Mitt Romney may be gaining in the polls, but his campaign spots trail President Obama’s, according to a new report released Wednesday by the Wesleyan Media Project, which tracks and analyzes political advertisement spending data. In the past three weeks, pro-Obama ads have outnumbered pro-Romney ads 112,000 to 97,000, with pro-Obama ads leading in 13 of 15 top media markets.
Pro-Romney ads have a slight advantage in just two top battleground markets—Columbus, Ohio; and Norfolk, Va.—while Obama has a significant lead in the Denver, Las Vegas, and Orlando ad markets. With early voting already under way in many areas and the margin between the candidates narrowing, the time to spend remaining cash is running out.
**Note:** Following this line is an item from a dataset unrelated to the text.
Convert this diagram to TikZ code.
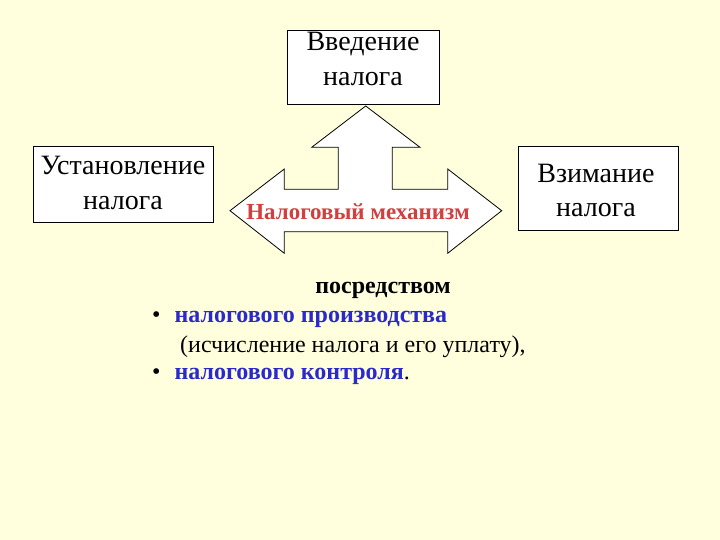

For Republicans, though, spending a lot of cash might not translate into more ad volume. Despite the smaller number of pro-Romney ads, Republican groups outspent Democratic groups by $10 million in the first three weeks of October, $87 million on the Republican side to $77 million on the Democratic side, according to the report. One explanation for the apparent contradiction is that the Obama campaign, which is entitled to the lowest rate by television stations, is providing the funding for the majority of the Democratic ad buys. As The Daily Beast previously reported, outside Republican groups, which must pay the market rate for airtime, are still funding a large number of pro-Romney ads, translating to fewer ads for more money.
So far this cycle, presidential advertising has already exceeded 2008 levels by 50 percent. The Wesleyan analysis puts total ad spending at $900 million so far, as compared with $600 million at this point in 2008, with two important weeks to go.
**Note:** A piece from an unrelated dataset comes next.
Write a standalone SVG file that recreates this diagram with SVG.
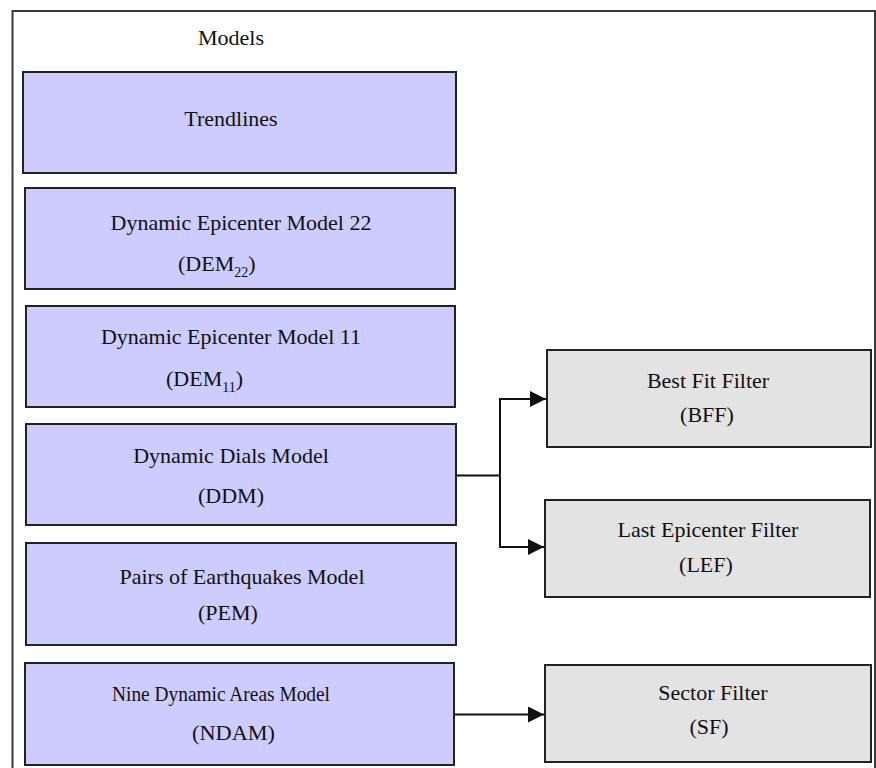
<svg xmlns="http://www.w3.org/2000/svg" width="876" height="768" viewBox="0 0 876 768">
<defs>
<style>
.frame{fill:#ffffff;stroke:#3a3a3a;stroke-width:2}
.model{fill:#ccccff;stroke:#222222;stroke-width:2}
.filter{fill:#e3e3e3;stroke:#222222;stroke-width:2}
text{font-family:"Liberation Serif","Times New Roman",serif;font-size:22px;fill:#111111}
.sub{font-size:14px}
.conn{fill:none;stroke:#111111;stroke-width:2}
</style>
<marker id="arrow" viewBox="0 0 16 16" refX="16" refY="8" markerWidth="16" markerHeight="16" markerUnits="userSpaceOnUse" orient="auto">
<path d="M0,0 L16,8 L0,16 Z" fill="#111111"/>
</marker>
</defs>
<rect width="876" height="768" fill="#ffffff"/>
<rect class="frame" x="12.5" y="11" width="862.5" height="780"/>
<text x="231" y="45" text-anchor="middle">Models</text>

<g id="trendlines">
<rect class="model" x="23" y="72" width="433" height="101"/>
<text x="231" y="126" text-anchor="middle">Trendlines</text>
</g>
<g id="dem22">
<rect class="model" x="25" y="188" width="430" height="101"/>
<text x="241" y="230" text-anchor="middle">Dynamic Epicenter Model 22</text>
<text x="178" y="271">(DEM<tspan class="sub" dy="6">22</tspan><tspan dy="-6">)</tspan></text>
</g>
<g id="dem11">
<rect class="model" x="26" y="306" width="429" height="101"/>
<text x="231" y="344" text-anchor="middle">Dynamic Epicenter Model 11</text>
<text x="166" y="386">(DEM<tspan class="sub" dy="6">11</tspan><tspan dy="-6">)</tspan></text>
</g>
<g id="ddm">
<rect class="model" x="26" y="424" width="430" height="101"/>
<text x="231" y="463" text-anchor="middle">Dynamic Dials Model</text>
<text x="231" y="503" text-anchor="middle">(DDM)</text>
</g>
<g id="pem">
<rect class="model" x="26" y="543" width="430" height="102"/>
<text x="242" y="584" text-anchor="middle">Pairs of Earthquakes Model</text>
<text x="228" y="620" text-anchor="middle">(PEM)</text>
</g>
<g id="ndam">
<rect class="model" x="25" y="663" width="429" height="102"/>
<text x="112" y="701" textLength="218" lengthAdjust="spacingAndGlyphs">Nine Dynamic Areas Model</text>
<text x="192" y="740" textLength="83" lengthAdjust="spacingAndGlyphs">(NDAM)</text>
</g>
<g id="bff">
<rect class="filter" x="547" y="350" width="324" height="97"/>
<text x="708" y="388" text-anchor="middle">Best Fit Filter</text>
<text x="707" y="422" text-anchor="middle">(BFF)</text>
</g>
<g id="lef">
<rect class="filter" x="545" y="500" width="325" height="97"/>
<text x="708" y="537" text-anchor="middle">Last Epicenter Filter</text>
<text x="706" y="572" text-anchor="middle">(LEF)</text>
</g>
<g id="sf">
<rect class="filter" x="545" y="665" width="326" height="97"/>
<text x="713" y="700" text-anchor="middle">Sector Filter</text>
<text x="709" y="734" text-anchor="middle">(SF)</text>
</g>

<g id="connectors">
<path class="conn" d="M456,475.5 H500"/>
<path class="conn" d="M500,475.5 V399 H546" marker-end="url(#arrow)"/>
<path class="conn" d="M500,475.5 V547 H544" marker-end="url(#arrow)"/>
<path class="conn" d="M454,714.5 H544" marker-end="url(#arrow)"/>
</g>
</svg>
The Wesleyan analysis might not tell the whole story, however. The project’s data do not track ads that have been paid for but have not yet aired. Robert Maguire of the Center for Responsive Politics points out that outside groups, especially on the Republican side, have spent hundreds of millions in October alone, which might indicate a large push that would not appear in the Wesleyan analysis.
The Wesleyan report puts total October ad spending at $164 million, while the latest Center for Responsive Politics tally calculates October spending from just outside groups as exceeding $260 million. (The later count includes only outside groups, as campaigns have yet to officially report their October spending to the Federal Election Commission.) The missing $100 million could be going toward ads later this month or campaigning not tracked by Kantar Media, the media analysis group whose data the Wesleyan Media Project uses for its analysis, such as radio ads, fliers, or direct mailers.
To a greater extent than in 2008, both campaigns have concentrated their ad spending in the key battleground states of Colorado, Ohio, Nevada, and Virginia. Missouri, Indiana, Montana, and North Dakota have nearly dropped off the map of targeted markets since 2008. Michigan and Minnesota also have seen declines, according to the report. What is entirely clear is that spending remains record-breaking this election due to recent Supreme Court decisions such as Citizens United that have allowed outside groups to spend unlimited amounts. The individual number of ads produced so far tops 915,000, a 44.5 percent increase from 2008’s tally of 637,000 ads. Regardless of who wins, it’s a good year to be in advertising.